There’s a need to envision a multi-faceted organizational topography of arts and culture not-for-profits in our communities. As I’ve written in the past about there being too many 501c3, not-for-profits, and I’ve offered up alternative organizational possibilities, now it’s time to think about how a landscape of different organizational designs might ideally work.
To quickly recap: our communities are weighted down with too many 501c3’s. The 501c3 might be ideal for a number of arts and culture enterprises, but not for all. When there are too many in a community, philanthropic resources are unduly tapped. Administrative costs are significant, and in smaller organizations can represent too high a percentage of overall costs. And, 501c3’s can work almost primarily in isolation, robbing communities of fertile cooperative and interactive ventures (that come about when organizations must conduct commerce with each other).
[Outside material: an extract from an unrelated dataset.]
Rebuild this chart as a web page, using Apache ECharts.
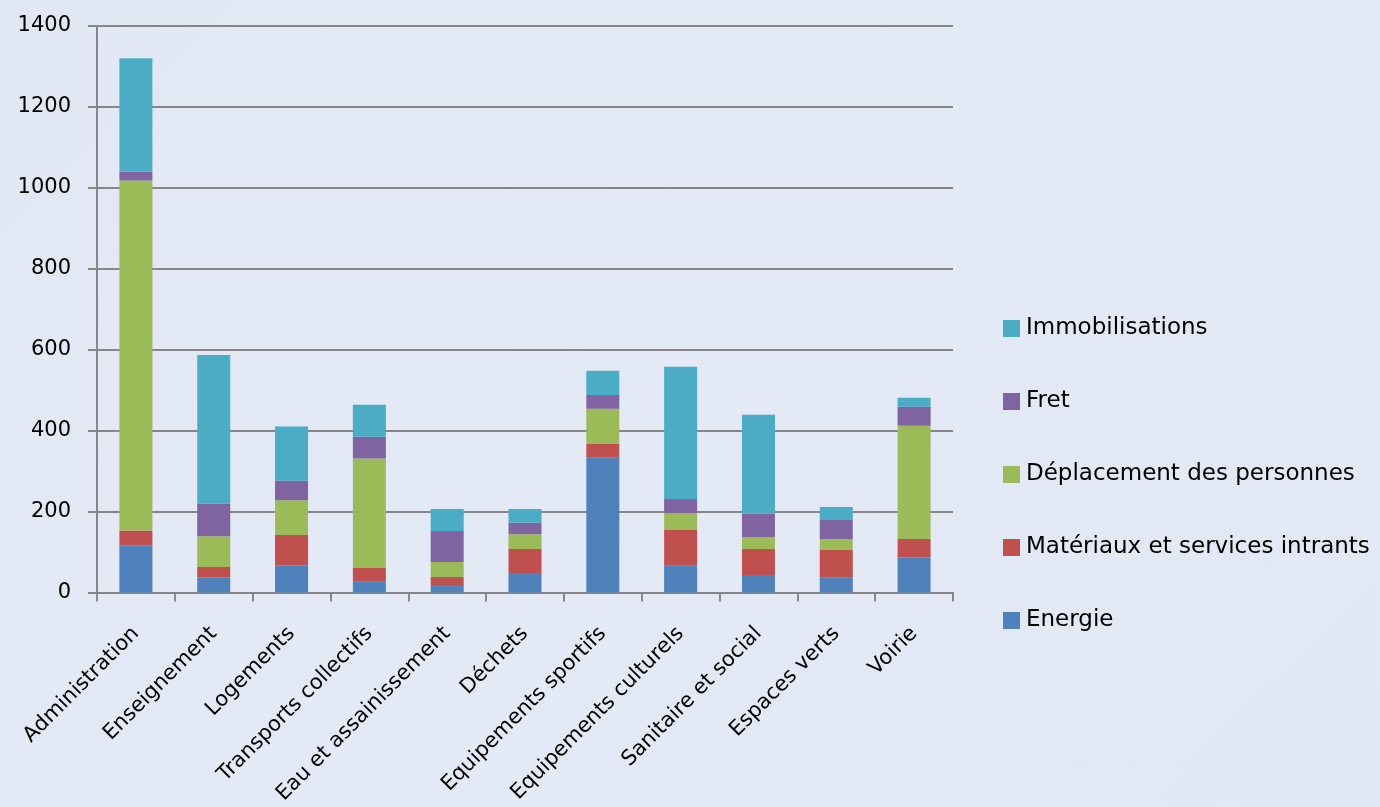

Some arts leaders offer that a type of Darwinism will eventually weed out or winnow down the number of 501c3’s. I reject this free-market concept, in that organizational survival does not necessarily rest on artistic quality, but on other, non-artistic abilities, such as development and marketing. Besides, by now there’s enough empirical evidence to conclude that the free-market is not having any effect in reducing the number of 501c3’s, except to create widespread stress and intensified problems.
An array of organizational types, beyond what currently exists, will best serve the artistic and cultural needs of a community. And rather than here present an academic overview of the current organizational types, I prefer to jump to what is needed, then reflect back on how new organizational models will impact the overall health of a community’s arts and culture sector.
Two organizational models, one old, one new, come to mind.
The first needed is an effective, trustworthy umbrella organization (Fractured Atlas comes to mind) that provides cover not-for-profit status for small and seasonal arts enterprises — at a reasonable cost. Needed in tandem is a willingness on the part of organizational funders (foundations, government, corporations) to give to these smaller organizations through the umbrella.
The second organization needed is a service organization that offers an array of services at affordable costs. The costs would need to be subsumed by philanthropy. The services would range from marketing to development, from senior management to technology expertise (not the Geek Squad, but how to deploy technology to best serve goals and mission).
Both these described organizations would need to maintain artistic neutrality, but at the same time sustain high operational standards.
Once these organizations would be established, or even in their construction, organizational funders would need to indicate to small, small-to-mid-size and seasonal organizations that they (the funders) were not going to fund any ongoing administrative costs that could be better addressed through one or both of these service organizations. The same could also hold for mid-sized and even some larger entities within the sector, in that one could imagine certain functions being served in more cost-efficient and cooperative manner.
There are additional ideas beyond the creation of these 2 organizational entities that will better facilitate the effectiveness of the arts and culture sector. More on these in future blog entries.
Caitlin says
I enjoyed reading this post. I like the Fractured Atlas model, and also see the fee-for-service model working well as a partial solution to funding. Both models have ways they can be fortified.
Have you heard of the L3C status? (Read more about it here: http://en.wikipedia.org/wiki/L3C). I’m interested in starting to think about how this low-profit/public good model could be applied to arts organizations. Is this any more than a glorified fee-for-service model, though? I’ll look forward to getting your thoughts.
State of the Art says
I am familiar with the L3C — and I’ll have to check, but I believe I have a couple of former blog entries about it. The key to forming one in the arts will be finding projects/programs that can yield positive financial results — while also clearly addressing a public good. I can imagine a building project — a theater or museum in a “challenged” city neighborhood, where the business plan shows financial results above the line. In such a situation a foundation would consider giving a PRI to the L3C, and private investors with concern about this neighborhood would be compelled to invest.